The Senate on Wednesday resolved to appeal the judgement of Federal High Court, Umuahia, annulling section 84(12) of the Electoral Act.
The court had on March 18, nullified Section 84(12) of the newly amended Electoral Act, saying it was a violation of the provisions of the Constitution.
The court, in a judgment delivered by Justice Evelyn Anyadike, held that the section “was unconstitutional, invalid, illegal, null, void and of no effect whatsoever”.
Raising a point of order during last week’s plenary, George Sekibo (PDP-Rivers), said the electoral law emanated from the National Assembly, therefore the parliament should be joined as a party in the suit.
“What the judge relied on is not interpretation of the Constitution. The Constitution defines for us who is a civil servant and who is a public servant.
“It does not include political appointees. Moreso, Section four gives us powers to make laws.
“If in the course of doing our job we find Section 84(12) as enshrined in the Electoral Act just assented to is for the good interest of the people, I don’t think somebody should go to court without joining the Senate or the House of Representatives where this law emanated from.
“So if you think it is faulty, you take us to court. We did not know, we were not told they just went there and got a judgement destroying our work over one year.”
He, therefore, moved that the issue be discussed during plenary today (Tuesday) to avoid setting a bad precedence on laws enacted by the federal parliament.
During today’s plenary, Mr Sekibo alongside 80 other lawmakers sponsored the same motion titled: “Urgent need to appeal judgement of the Federal High Court Umuahia on suit no.: FHC/UM/CS/26/2022 on Section 84(12) of the Electoral Act, 2022.”
Mr Sekibo, in his presentation, drew the attention of his colleagues to the judgement of the Federal High Court in Umuahia, Abia State, in a suit marked FHC/MU/SC/26/2022.
The lawmaker observed that the Judge in his ruling said that Section 81(12) of the Electoral Act 2022 was inconsistent with Sections 66(1)(f), 107(1)(f), 137(1)(g) and 182(1)(c) of the 1999 Constitution of the Federal Republic of Nigeria as amended.
He noted further that Section 4(1)(2) and (3) of the 1999 Constitution as amended vested the power of lawmaking for the Federal Republic of Nigeria on the National Assembly.
He argued that in furtherance to the powers vested in the National Assembly, the 1999 Constitution under the roles of the Executive in Item D that deals with political parties in Section 228(a)(b) and (c) confers more powers on the National Assembly, more particularly on political parties and effective management of the electoral process by the Independent National Electoral Commission (INEC).

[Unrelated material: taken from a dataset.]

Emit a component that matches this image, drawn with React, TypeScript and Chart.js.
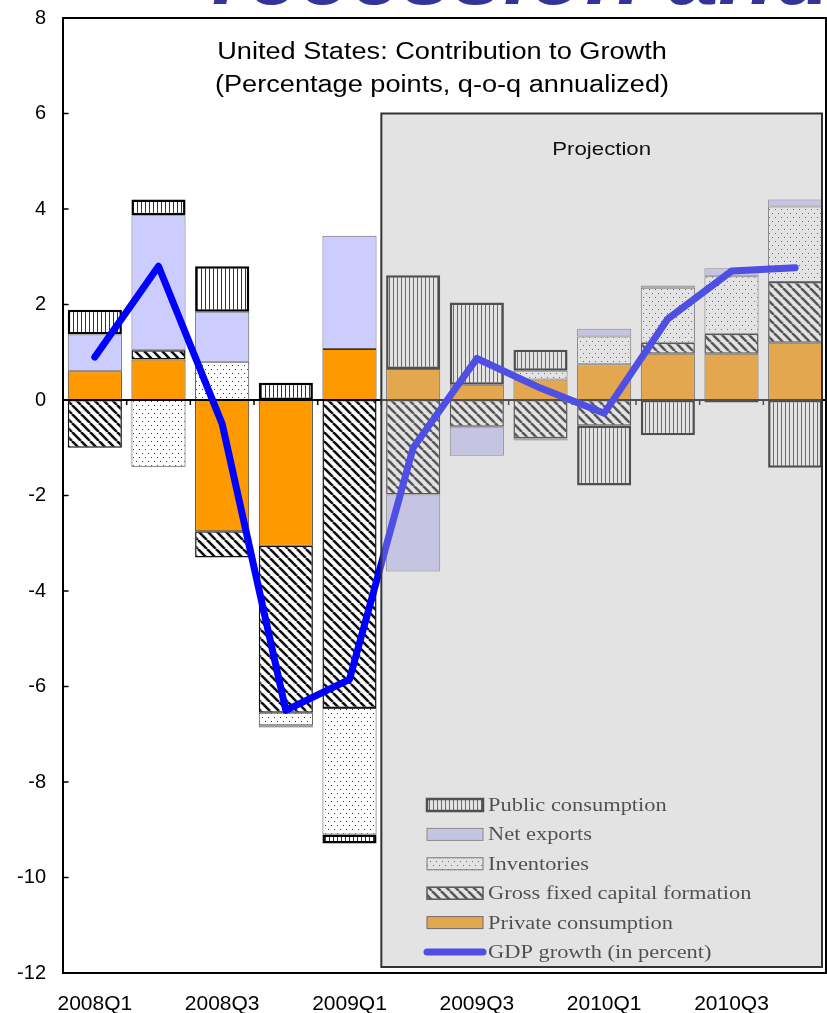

He noted that the Electoral Act 2022 enacted by the National Assembly followed due process, adding that Section 84(12) of the Act exclusively refers to nomination conventions and congresses called for candidate selection and not participation in the general election which Sections 66(1)(f),137(1)(g) and 182(1)(g) referred to.
According to him, the interpretation of the meaning of the words ‘civil service’ and ‘public service’ in Section 318 was unambiguous, saying, “there’s a difference between the civil service or public service and political appointment.”
He added that, “the Senate of the Federal Republic of Nigeria should show concern on the judgment especially when she was not given opportunity to represent herself in a matter such as this that emanates from her legitimate functions.”
Mr Sekibo warned further that, “letting the judgment go without concern will become a precedence on which any person could go to court and obtain judgment to ridicule the good intentions of the National Assembly as an institution.
The Senate, accordingly, resolved to appeal the judgment in suit FHC/MU/SC/26/2022 for the court to set aside the judgment, noting that same was reached without due consideration of the Constitutional interpretation in Section 318 of the 1999 Constitution as amended.